This paper presents the results of an analysis on the relationship between film information and audience measurement at a film festival. The aim of the analysis is to create a model that can predict attendance at the halls and the congestion rate of halls and identify the important attributes at screenings. The results of the analysis revealed that the categorization of films screened is the most important factor for the audience to attend film screenings.
Artistic contents are delivered to audiences more often in digital format via digital networks. In stark contrast to convenient consumption through digital transmission, live performances are sometimes considered a better way to fully enjoy artistic content, a notion that has gained popularity in recent times. When the contents are films, film festivals are considered a form of live performance (Bordwell, Thompson, & Ashton, 2004). During the festival, both the creators and the audiences get together and discuss the films that are screened. Until now, little has been known about film festivals as a media beyond the publically known festival organization and the official statistics provided by the organizers. Exceptions are the analysis of film selection processes in a film festival (Inoue & Sakuma, 2014) and the special journal issue focusing on the historical and geographical diversities in film festivals (Papadimitriou & Ruoff, 2016). The current work is an attempt to understand the properties of film festivals in terms of audience participation by building prediction models of hall attendance and congestion rates. A similar attempt has been made to predict box-office revenues from the search statistics on upcoming films (Google, 2013). However, compared with major commercial films, artistic films shown in a film festival have little information on the potential audiences. Therefore, we focused on the information about the films and the organization of the film festival for building the prediction model.
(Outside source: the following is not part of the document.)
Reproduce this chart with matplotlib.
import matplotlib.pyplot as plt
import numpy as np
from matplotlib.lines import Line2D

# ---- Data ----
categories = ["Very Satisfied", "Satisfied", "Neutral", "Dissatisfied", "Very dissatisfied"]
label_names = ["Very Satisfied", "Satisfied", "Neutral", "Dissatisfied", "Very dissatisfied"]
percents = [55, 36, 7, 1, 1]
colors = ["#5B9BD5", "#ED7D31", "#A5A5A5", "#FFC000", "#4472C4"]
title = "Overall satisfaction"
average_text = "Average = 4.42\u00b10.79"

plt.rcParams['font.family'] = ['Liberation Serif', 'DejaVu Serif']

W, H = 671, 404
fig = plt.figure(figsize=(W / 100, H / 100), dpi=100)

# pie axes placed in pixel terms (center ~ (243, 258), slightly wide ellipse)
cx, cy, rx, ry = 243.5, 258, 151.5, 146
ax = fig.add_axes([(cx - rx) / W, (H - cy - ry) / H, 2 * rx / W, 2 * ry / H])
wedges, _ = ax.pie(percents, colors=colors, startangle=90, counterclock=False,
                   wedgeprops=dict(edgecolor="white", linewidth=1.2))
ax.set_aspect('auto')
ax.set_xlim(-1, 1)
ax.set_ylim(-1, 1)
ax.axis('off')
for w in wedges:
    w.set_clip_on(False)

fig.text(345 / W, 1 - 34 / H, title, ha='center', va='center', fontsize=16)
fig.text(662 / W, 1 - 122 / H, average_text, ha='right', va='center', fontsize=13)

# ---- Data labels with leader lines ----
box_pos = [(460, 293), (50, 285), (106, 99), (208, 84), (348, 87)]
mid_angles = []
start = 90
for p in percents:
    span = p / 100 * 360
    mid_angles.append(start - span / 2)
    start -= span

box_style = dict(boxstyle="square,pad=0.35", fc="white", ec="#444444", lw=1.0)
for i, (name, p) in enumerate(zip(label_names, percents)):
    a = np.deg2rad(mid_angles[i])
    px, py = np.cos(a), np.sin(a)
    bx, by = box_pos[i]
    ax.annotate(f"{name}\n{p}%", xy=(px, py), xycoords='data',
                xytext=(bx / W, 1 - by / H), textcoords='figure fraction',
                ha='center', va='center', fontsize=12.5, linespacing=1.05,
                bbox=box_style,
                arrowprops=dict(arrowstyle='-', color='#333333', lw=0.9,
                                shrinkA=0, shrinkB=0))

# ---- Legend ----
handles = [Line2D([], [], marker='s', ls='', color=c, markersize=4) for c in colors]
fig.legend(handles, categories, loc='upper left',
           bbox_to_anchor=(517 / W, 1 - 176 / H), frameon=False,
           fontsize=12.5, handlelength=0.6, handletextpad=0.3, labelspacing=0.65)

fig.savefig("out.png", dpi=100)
We considered the Yamagata International Documentary Film Festival (YIDFF) as the target event. YIDFF is held biennially. We used data from the 174 films screened in the year 2011. The information about the films were either provided by the organizers or retrieved by Web crawling on the festival website.
We used multiple regression and random forest to construct the prediction models. These methods were chosen prioritizing interpretability over accuracy of prediction. The dependent variables were either the raw data on the number of the audience or the congestion rate of the hall. We mainly discuss the congestion rate model here. The independent variables were as follows: number of countries involved in film production (real number), running time (real number), capacity of the halls (real number), talk held after screening (binary), weekday or holiday (binary), number of films the director appeared in previous YIDFFs (real number), program (one of 8 categories), starting time (real number), and the number of audience in the previous film in the same hall (real number). The 8 programs considered are as follows: IC (International Competition: 15 outstanding films selected from entries from around the world); NAC (New Asian Currents: Introducing up-and-coming Asian documentary filmmakers); NDJ (New Docs Japan: A selection of new Japanese documentaries); IS (Islands/I Lands, NOW—Vista de Cuba: A program focusing on Cuba as an “Island”); MT (My Television: A program featuring Japanese TV documentaries, with a focus on works from the 1960s and 1970s); TJ (A Reunion of Taiwan and Japanese Filmmakers: 12 Years Later: Filmmakers from YIDFF New Asian Currents ’99 return with old and new films); FY: (Films about Yamagata: The third edition of this regular program that looks at Yamagata and its relation to cinema); CU (Great East Japan Earthquake Recovery Support Screening Project “Cinema with Us”).
When multiple regression analysis was used, the adjusted coefficient of determination was found to be 0.43. When random forest was used, the adjusted coefficient of determination was 0.37. Both values are lesser than 0.5, which is often the threshold for reliability. Therefore, we could not obtain a reliable prediction model from the available data. The factors contributing to the prediction of congestion rates were the capacities of the halls (as per the regression analysis) and the programs (as per both methods).
We analyzed film popularity based on audience measurement in the Yamagata International Documentary Film Festival (YIDFF). This analysis based on multiple regression and random forest methods indicated that the programs as part of which the films are screened are an important factor for predicting higher audience participation. For example, the organizers had assigned halls with similar capacities to two special programs: CU (Great East Japan Earthquake) and IS (Cuba). However, the program CU had more audience participation than the program IS, probably because the audiences were more attracted to a familiar and current topic.
This work is based on an analysis performed by Yuri Koseki. Kazunori Honda helped to improve this abstract.
 Bordwell, D., Thompson, K., & Ashton, J. (2004). Film art: An introduction (7 ed.). New York: McGraw-Hill.
 Google. (2013, 6). Quantifying Movie Magic with Google Search.
 Inoue, M., & Sakuma, S. (2014). Analysis of the film selection process for a film festival. The 7th International Workshop on Information Technology for Innovative Services (ITIS-2014), (pp. 582- 587). Victoria, Canada.
 Papadimitriou, L., & Ruoff, J. (2016). Film festivals: origins and trajectories. New Review of Film and Television Studies, 14 (1), 1-4.